To create a CSR, the requester typically uses a tool or software that generates the key pair and the CSR. The private key is kept secret and secure by the requester, while the CSR is sent to the CA for processing. Once the CA verifies the information in the CSR and the requester's identity, it issues a digital certificate that includes the public key and other relevant details.

Private Certificate Authorities

Private Certificate Authorities (CAs) are organizations or entities that operate their own CA infrastructure to issue and manage digital certificates for internal use within an organization. Private CAs are typically used in enterprise environments where there is a need for secure communication and authentication among internal systems, applications, and users.

However, private CAs also come with challenges, such as the need for proper key management, ensuring the security of the CA infrastructure, and maintaining trust within the organization. It is essential to implement robust security practices and policies to mitigate risks associated with operating a private CA.

Self-SIgned Certificates

Self-signed certificates are digital certificates that are signed by the same entity that created them, rather than being issued by a trusted Certificate Authority (CA). They are typically used for internal testing, development environments, or in situations where trust can be established without relying on an external CA.

Wildcard Certificates

Wildcard certificates are digital certificates that can secure multiple subdomains of a primary domain using a single certificate. They are identified by an asterisk (*) in the domain name, which represents any subdomain. For example, a wildcard certificate for *.example.com can secure subdomains such as www.example.com, mail.example.com, and blog.example.com.

Key Revocation

Key revocation is the process of invalidating a cryptographic key before its scheduled expiration date. This is typically done when a key is compromised, lost, or no longer needed, to prevent unauthorized access to encrypted data or systems. Key revocation can be performed for both symmetric and asymmetric keys, and it is an essential aspect of key management in cryptographic systems.

• Certificate Revocation Lists (CRLs): A list of revoked digital certificates published by a Certificate Authority (CA). Clients can check the CRL to determine if a certificate is still valid before trusting it.
• Online Certificate Status Protocol (OCSP): A protocol that allows clients to query a CA in real-time to check the revocation status of a specific certificate. OCSP provides a more efficient and timely method for checking certificate validity compared to CRLs.
• Key Expiration: Setting an expiration date for keys and certificates ensures that they are automatically invalidated after a certain period, reducing the risk of long-term exposure if a key is compromised.
• Key Rotation: Regularly replacing cryptographic keys with new ones helps minimize the impact of key compromise and enhances overall security.

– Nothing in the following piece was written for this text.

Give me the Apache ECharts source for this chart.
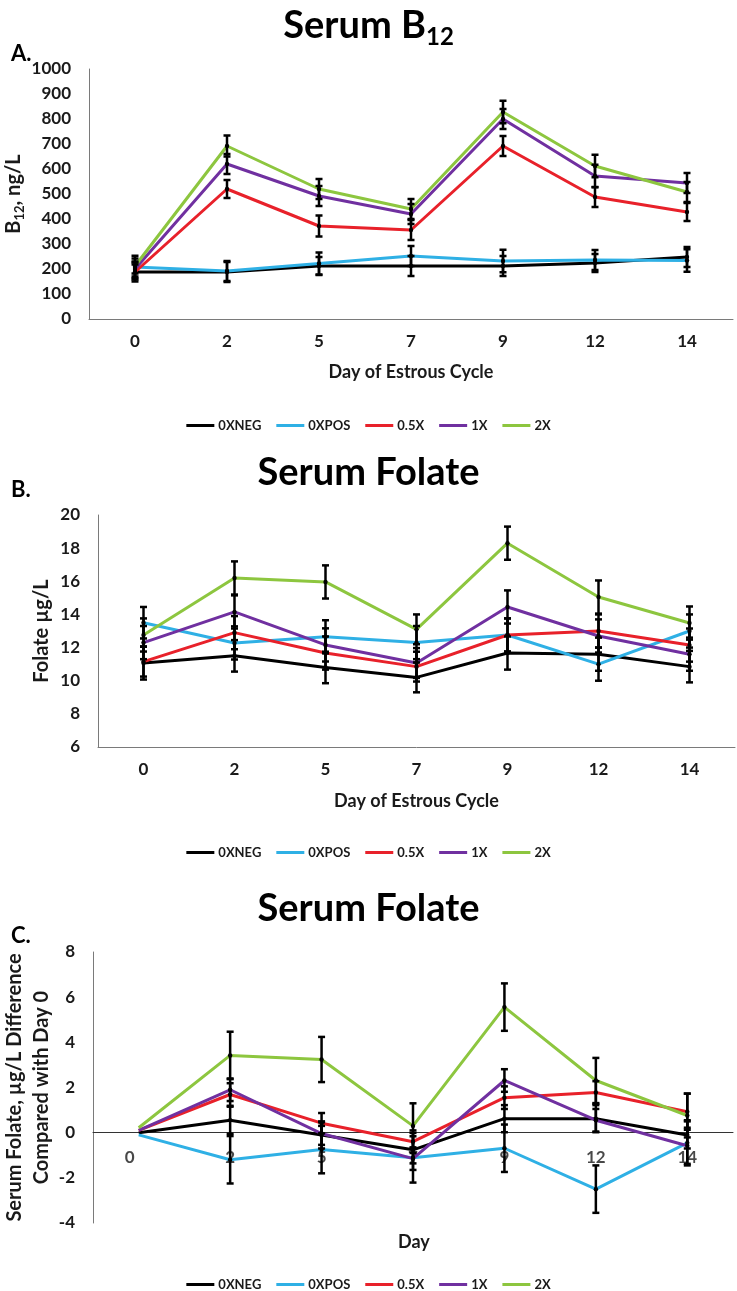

Online Certificate Status Protocol (OCSP)

The Online Certificate Status Protocol (OCSP) is a protocol used to check the revocation status of digital certificates in real-time. It provides a more efficient and timely method for verifying the validity of a certificate compared to traditional methods, such as Certificate Revocation Lists (CRLs). The OCSP process involves several steps:

• Client Request: When a client (such as a web browser) encounters a digital certificate, it sends an OCSP request to the OCSP responder specified in the certificate. The request includes the serial number of the certificate being checked.
• OCSP Responder: The OCSP responder is a server operated by the Certificate Authority (CA) that issued the certificate. It receives the OCSP request and checks its database to determine the revocation status of the requested certificate.
• Response Generation: The OCSP responder generates an OCSP response, which indicates whether the certificate is "good" (valid), "revoked" (invalid), or "unknown" (not found in the database). The response is digitally signed by the OCSP responder to ensure its authenticity.
• Client Verification: The client receives the OCSP response and verifies the digital signature to ensure that it came from a trusted OCSP responder. Based on the revocation status provided in the response, the client decides whether to trust the certificate or not.